Mario C. Gentil / 18.01.2023
Vemos un primer plano del móvil de Matthias, que pasa las imágenes de las pruebas R.M.N. (Resonancia Magnética Nuclear) del cerebro de su padre, afectado de una enfermedad, al parecer indetectable, de su cabeza. R.M.N (Cristian Mungiu, 2022), con esas siglas tan fácilmente asociables a su país, Rumanía, es una cinta que radiografía la enfermedad que sigue carcomiendo los cerebros de la gente pese a la modernidad de los tiempos: la intolerancia y la xenofobia. No es baladí la utilización del aparato electrónico en lugar de la presentación de las imágenes en papel de celulosa. En un pueblo de la profunda Transilvania, donde se da una convivencia de etnias rumanas, húngaras y alemanas, la llegada de trabajadores de Sri Lanka a la localidad para trabajar en una fábrica de pan exalta a la población, de mentalidades cerradas, territoriales, y que nos dejan traspasar un castigado bagaje político tanto de la tradición soviética como de occidente, y un total hastío del trasiego de personas, que no encierra otra cosa sino unas mentalidades ultraconservadoras. El miedo, simbolizado en la figura de un niño que no habla, que «premoniza» un lúgubre futuro, nos incita a pensar en un continuo hermetismo, en un camino contrario a la apertura de una nación, que todavía en su seno profundo, no ha asimilado lo que supone la adhesión a la Unión Europea del país en el año 2007 (un plano fijo continuo de discusión de todo el pueblo, de quince minutos de duración, puede ser, casualmente o no, relacionado con los quince años de conflicto interno desde la entrada en la comunidad). El rechazo al cambio se refleja en todo este coro de personajes, incluida la arcaica figura de un hipócrita cura, que ni su religión, ni su oficio, y ni siquiera movido por la navidad en la que se nos ambienta la historia, es capaz de ceder ante su cerrada naturaleza.
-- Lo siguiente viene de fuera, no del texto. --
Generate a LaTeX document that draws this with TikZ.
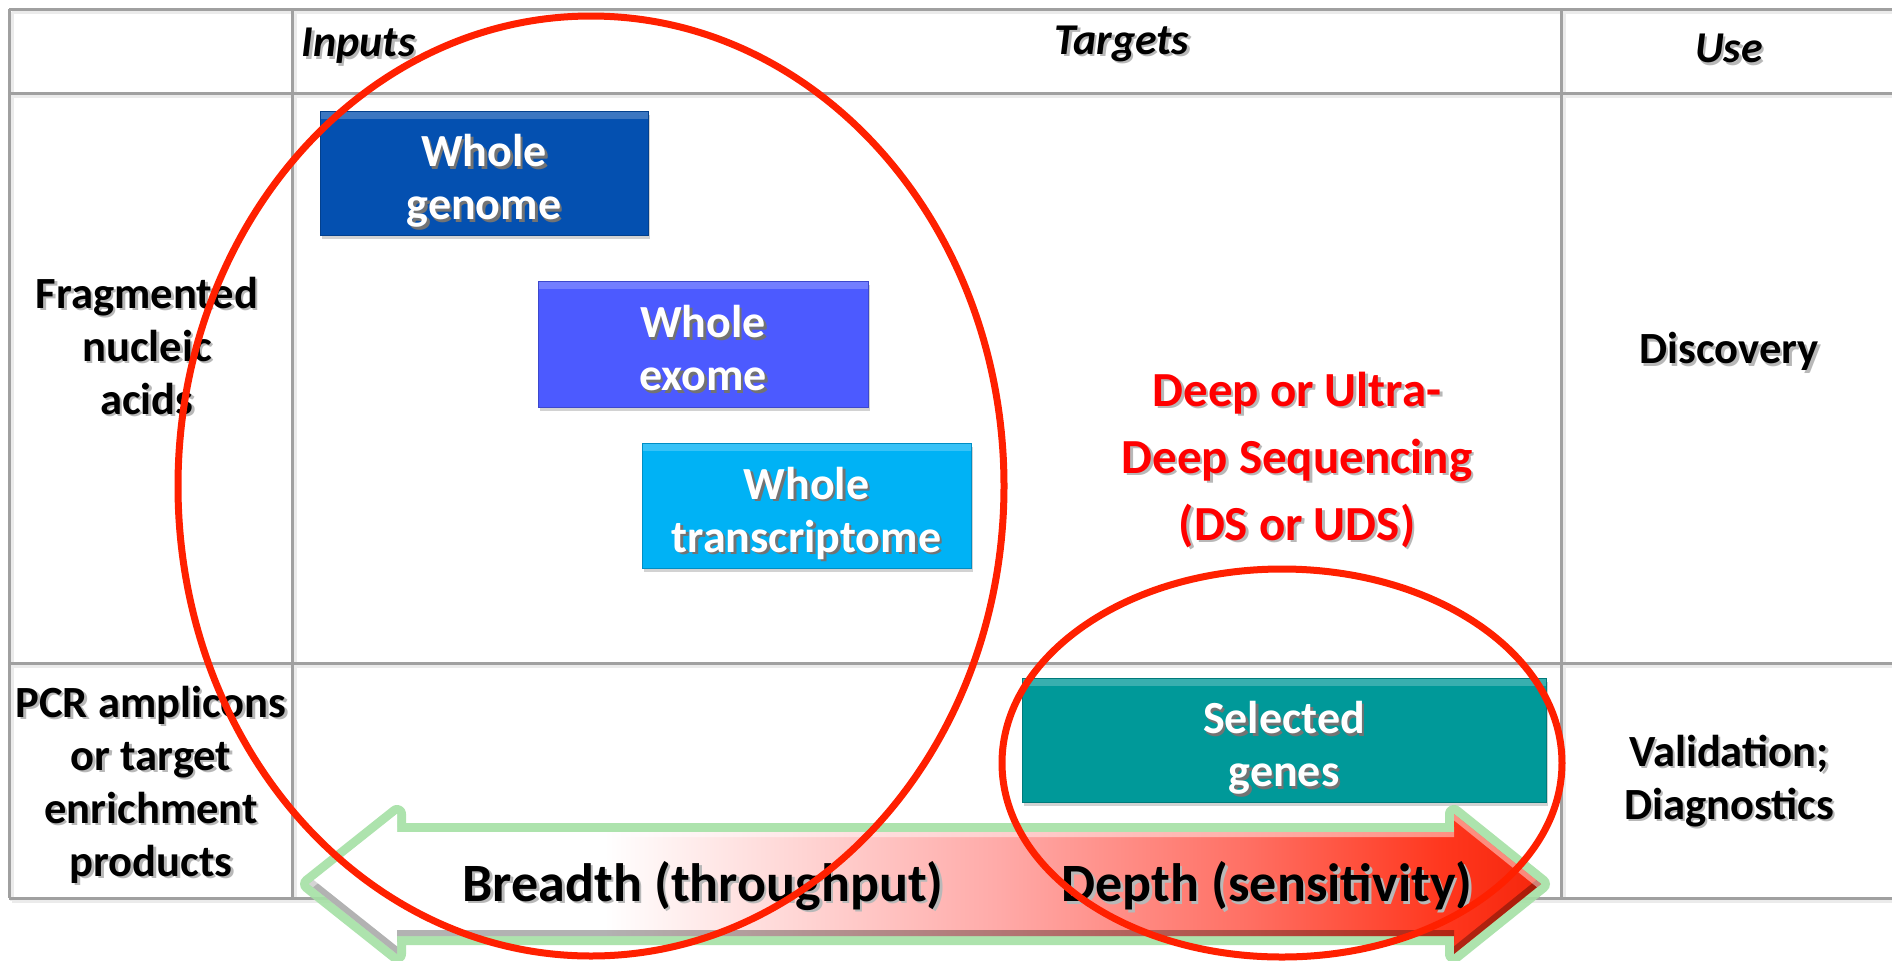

Es aquí donde entra la críptica presencia de los osos (“nunca, os interpongáis en el camino de un oso”, recordaba el ecologista del que fue motivo el documental Grizzly Man, de Werner Herzog en 2005), pues tienen uno de los mayores sentidos de territorialidad del reino animal. A su vez, esta presencia totémica hace cuestionar, como se deja caer en una conversación, las impertinentes cuestiones de ¿a quién pertenece esas tierras?, ¿quién estaba ahí antes? Y la no tan impertinente analogía de la defensa con respecto a los animales salvajes.
En todo ese insostenible clima de tensión y segregación (ambientación, por cierto, que cede poco al cambio, con una luz tenebrosa y unos colores que poco varían a lo largo de la cinta), se sitúa la figura de la transparencia en una mujer de fuertes convicciones, que tiene apego a su tierra, pero que denota una sensibilidad que abarca mucho más allá de las lindes de la comarca, que toca el violonchelo y nos rescata el tema musical Yumeji’s Theme (Shigeru Umebayashi) de Deseando amar de Wong Kar-Wai (no busquen aquí, pese a la justificación del director, más escusa que un precioso tema del gusto del cineasta rumano para dotar de profundidad a un personaje), y que hace de contrapunto a toda ese racimo de personajes que rechazan, o que ceden, ante el atisbo de la pérdida (medias tintas de una empresaria o el dueño de una pensión incluidos), y en el que se vuelca una esperanza (su personalidad, como su casa, no tienen cortinas entre las que ocultarse); eso sí, constantemente amenazada por la oscuridad que la circunda. R.M.N. es oscura, y por momentos, difícil de leer: como las mentes de la gente se cierran en sí mismos y que rechazan la posibilidad de la apertura.